Blending metal, funk, punk, and industrial with perfectly placed samples (from cult classics like The Omega Man, The Haunting, and To the Devil a Daughter, to an eerie interview with Manson family member Patricia Krenwinkel) Astro-Creep: 2000 is a fever dream of horror, paranoia, and raw energy. The lyrics, heavily inspired by The Texas Chainsaw Massacre and other genre fare, only add to the nightmarish vibe.
Opening with Electric Head, Pt. 1 (The Agony), the album pulls listeners headfirst into WHITE ZOMBIE’s twisted world. It’s a relentless ride through tracks like Super-Charger Heaven, Real Solution #9, I, Zombie, and the iconic More Human than Human, songs that became bona fide anthems. Elsewhere, trippy cuts like El Phantasmo and the Chicken-Run Blast-O-Rama and Blood, Milk and Sky reveal the band’s more psychedelic, unhinged side. Together, it’s the definitive WHITE ZOMBIE experience.
With the album out, the band hit the road hard, playing with the likes of KYUSS, THE MELVINS, and the Ramones. Their UK return came at Donington 1995, personally invited by METALLICA to join a stacked lineup that included MACHINE HEAD, SLAYER, and CORROSION OF CONFORMITY. As the eerie opening of Electric Head, Pt. 1 played out over the PA, anticipation gave way to chaos. WHITE ZOMBIE delivered a scene-stealing set, repeating the feat at Reading the very next day and firmly establishing themselves as the hottest band in US metal.
Their headline UK tour followed soon after, with Astro-Creep: 2000 at the heart of the setlist. The tour was met with critical acclaim and brought in waves of new fans, many of whom had only just caught up with the band’s wild ride.

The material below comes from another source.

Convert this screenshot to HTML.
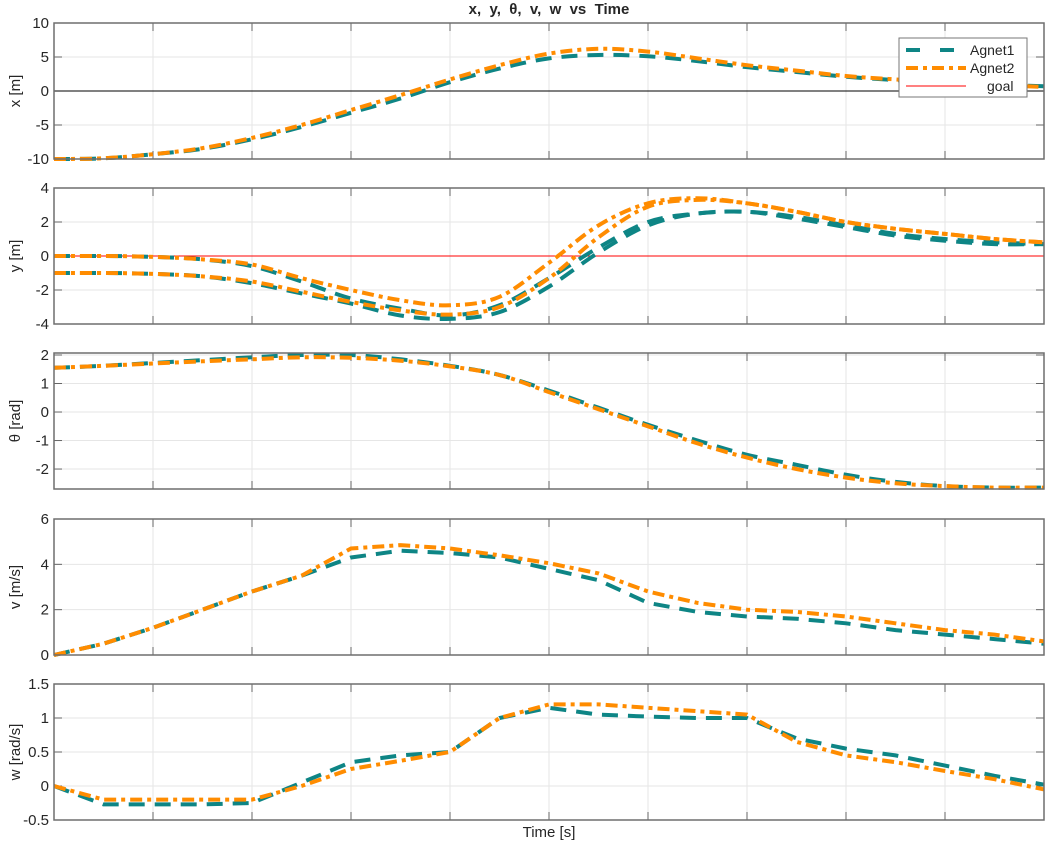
<!DOCTYPE html>
<html><head><meta charset="utf-8"><style>
body{margin:0;background:#fff;}
svg text{font-family:"Liberation Sans",sans-serif;fill:#262626;}
</style></head><body>
<svg id="chart" width="1047" height="843" xmlns="http://www.w3.org/2000/svg"></svg>
<script>
const time = [0,0.5,1,1.5,2,2.5,3,3.5,4,4.5,5,5.5,6,6.5,7,7.5,8,8.5,9,9.5,10];
const xA1 = [-10,-9.9,-9.3,-8.5,-7.1,-5.3,-3.2,-1.1,1.3,3.3,4.8,5.3,5.1,4.4,3.5,2.8,2.1,1.6,1.2,0.9,0.7];
const xA2 = [-10,-9.9,-9.3,-8.4,-6.9,-5.0,-2.8,-0.6,1.7,3.8,5.5,6.2,5.8,4.8,3.8,3.0,2.2,1.7,1.3,0.9,0.6];
const yA1a = [0,0,-0.05,-0.2,-0.6,-1.5,-2.5,-3.1,-3.5,-2.9,-1.3,0.5,2.0,2.5,2.6,2.2,1.7,1.2,0.9,0.7,0.7];
const yA1b = [-1,-1,-1.05,-1.2,-1.6,-2.2,-2.8,-3.5,-3.7,-3.3,-1.8,0.2,1.8,2.5,2.6,2.3,1.8,1.3,1.0,0.8,0.7];
const yA2a = [0,0,-0.05,-0.2,-0.5,-1.3,-2.0,-2.6,-2.9,-2.4,-0.4,1.8,3.1,3.4,3.1,2.6,2.0,1.6,1.3,1.0,0.8];
const yA2b = [-1,-1,-1.05,-1.2,-1.5,-2.1,-2.7,-3.2,-3.45,-3.0,-1.3,1.1,2.9,3.3,3.1,2.6,2.0,1.6,1.3,1.0,0.8];
const thA1 = [1.55,1.62,1.72,1.82,1.92,2.0,2.0,1.85,1.62,1.3,0.75,0.15,-0.45,-1.0,-1.5,-1.85,-2.2,-2.45,-2.6,-2.65,-2.65];
const thA2 = [1.55,1.62,1.7,1.78,1.85,1.92,1.9,1.8,1.6,1.3,0.7,0.1,-0.5,-1.1,-1.6,-2.0,-2.3,-2.5,-2.6,-2.65,-2.65];
const vA1 = [0,0.5,1.2,2.0,2.8,3.5,4.3,4.6,4.5,4.3,3.8,3.3,2.3,1.9,1.7,1.6,1.4,1.1,0.9,0.7,0.5];
const vA2 = [0,0.5,1.2,2.0,2.8,3.5,4.7,4.85,4.7,4.4,4.05,3.6,2.8,2.3,2.0,1.9,1.7,1.4,1.1,0.9,0.6];
const wA1 = [0,-0.27,-0.27,-0.27,-0.25,0.05,0.35,0.45,0.5,1.0,1.15,1.05,1.02,1.0,1.0,0.7,0.55,0.45,0.3,0.15,0.02];
const wA2 = [0,-0.2,-0.2,-0.2,-0.2,0.0,0.25,0.37,0.5,1.0,1.2,1.2,1.15,1.1,1.05,0.65,0.45,0.35,0.22,0.1,-0.05];
const xTicks=[-10,-5,0,5,10], yTicks=[-4,-2,0,2,4], thTicks=[-2,-1,0,1,2], vTicks=[0,2,4,6], wTicks=[-0.5,0,0.5,1,1.5];

const NS="http://www.w3.org/2000/svg", svg=document.getElementById('chart');
function mk(tag,attrs,parent){const e=document.createElementNS(NS,tag);for(const k in attrs)e.setAttribute(k,attrs[k]);(parent||svg).appendChild(e);return e;}
const L=54,R=1044;
const sx=t=>L+(t-0)/10*(R-L);
function smoothPath(pts){let d='M'+pts[0][0].toFixed(1)+','+pts[0][1].toFixed(1);
 for(let i=0;i<pts.length-1;i++){const p0=pts[Math.max(i-1,0)],p1=pts[i],p2=pts[i+1],p3=pts[Math.min(i+2,pts.length-1)];
  const c1=[p1[0]+(p2[0]-p0[0])/6,p1[1]+(p2[1]-p0[1])/6],c2=[p2[0]-(p3[0]-p1[0])/6,p2[1]-(p3[1]-p1[1])/6];
  d+='C'+c1[0].toFixed(1)+','+c1[1].toFixed(1)+' '+c2[0].toFixed(1)+','+c2[1].toFixed(1)+' '+p2[0].toFixed(1)+','+p2[1].toFixed(1);}
 return d;}
const panels=[
 {name:'x',top:23,bot:159,min:-10,max:10,ticks:xTicks,label:'x [m]',s1:[xA1],s2:[xA2],goal:true,smooth:true},
 {name:'y',top:188,bot:324,min:-4,max:4,ticks:yTicks,label:'y [m]',s1:[yA1a,yA1b],s2:[yA2a,yA2b],goal:true,smooth:true},
 {name:'theta',top:353,bot:489,min:-2.7,max:2.07,ticks:thTicks,label:'θ  [rad]',s1:[thA1],s2:[thA2],smooth:true},
 {name:'v',top:519,bot:655,min:0,max:6,ticks:vTicks,label:'v [m/s]',s1:[vA1],s2:[vA2]},
 {name:'w',top:684,bot:820,min:-0.5,max:1.5,ticks:wTicks,label:'w [rad/s]',s1:[wA1],s2:[wA2]}
];
panels.forEach(p=>{
 const sy=v=>p.bot-(v-p.min)/(p.max-p.min)*(p.bot-p.top);
 const g=mk('g',{});
 
 
 for(let i=1;i<10;i++){const x=sx(i);mk('line',{x1:x,x2:x,y1:p.top,y2:p.bot,stroke:'#e6e6e6','stroke-width':1},g);}
 p.ticks.forEach(v=>{const y=sy(v);if(y>p.top+1&&y<p.bot-1)mk('line',{x1:L,x2:R,y1:y,y2:y,stroke:'#e6e6e6','stroke-width':1},g);
  const tx=mk('text',{x:L-5,y:y+5,'text-anchor':'end','font-size':15},g);tx.textContent=v;
  
  mk('line',{x1:L,x2:L+8,y1:y,y2:y,stroke:'#666'},g);mk('line',{x1:R-8,x2:R,y1:y,y2:y,stroke:'#666'},g);});
 for(let i=1;i<10;i++){const x=sx(i);mk('line',{x1:x,x2:x,y1:p.top,y2:p.top+8,stroke:'#666'},g);mk('line',{x1:x,x2:x,y1:p.bot-8,y2:p.bot,stroke:'#666'},g);}
 if(p.goal){const y=sy(0);const gl=mk('line',{x1:L,x2:R,y1:y,y2:y,stroke:p.name==='x'?'#000':'#ff0000','stroke-width':1},g);
  }
 const clipId='c'+p.name;const cp=mk('clipPath',{id:clipId},g);mk('rect',{x:L,y:p.top-3,width:R-L,height:p.bot-p.top+6},cp);
 const draw=(arr,col,dash,nm)=>{const pts=arr.map((v,i)=>[sx(time[i]),sy(v)]);
  const d=p.smooth?smoothPath(pts):pts.map((q,i)=>(i?'L':'M')+q[0].toFixed(1)+','+q[1].toFixed(1)).join('');
  const pa=mk('path',{d:d,fill:'none',stroke:col,'stroke-width':4,'stroke-dasharray':dash,'clip-path':'url(#'+clipId+')'},g);
  };
 p.s1.forEach(a=>draw(a,'#0e8585','16 10','agent1-'+p.name+'-line'));
 p.s2.forEach(a=>draw(a,'#ff8c00','12 5 4 5','agent2-'+p.name+'-line'));
 mk('rect',{x:L,y:p.top,width:R-L,height:p.bot-p.top,fill:'none',stroke:'#6e6e6e','stroke-width':1.5},g);
 const cy=(p.top+p.bot)/2;
 const lb=mk('text',{x:0,y:0,'font-size':15,'text-anchor':'middle',transform:'translate(20,'+cy+') rotate(-90)'},g);
 lb.textContent=p.label;
});
</script>
<svg style="position:absolute;left:0;top:0" width="1047" height="843">
<text x="549" y="14" text-anchor="middle" font-size="15" font-weight="bold">x,&#160; y,&#160; θ,&#160; v,&#160; w&#160; vs&#160; Time</text>
<text x="549" y="837" text-anchor="middle" font-size="15">Time [s]</text>
<g>
<rect x="899" y="38" width="128" height="59" fill="#fff" stroke="#777" stroke-width="1"/>
<line x1="906" y1="50" x2="957" y2="50" stroke="#0e8585" stroke-width="4" stroke-dasharray="14 20"/>
<text x="970" y="55" font-size="14">Agnet1</text>
<line x1="906" y1="68" x2="966" y2="68" stroke="#ff8c00" stroke-width="4" stroke-dasharray="12 5 4 5"/>
<text x="970" y="73" font-size="14">Agnet2</text>
<line x1="906" y1="86" x2="966" y2="86" stroke="#ff0000" stroke-width="1"/>
<text x="987" y="91" font-size="14">goal</text>
</g>
</svg>
</body></html>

Sadly, it didn’t last. WHITE ZOMBIE split just a year later, following the release of Supersexy Swingin’ Sounds, a remix album of Astro-Creep: 2000 cuts. A massive co-headline US arena tour with PANTERA came and went, but the band never returned from its hiatus. Instead, the members moved on to other projects, with ROB ZOMBIE launching a hugely successful solo and film career.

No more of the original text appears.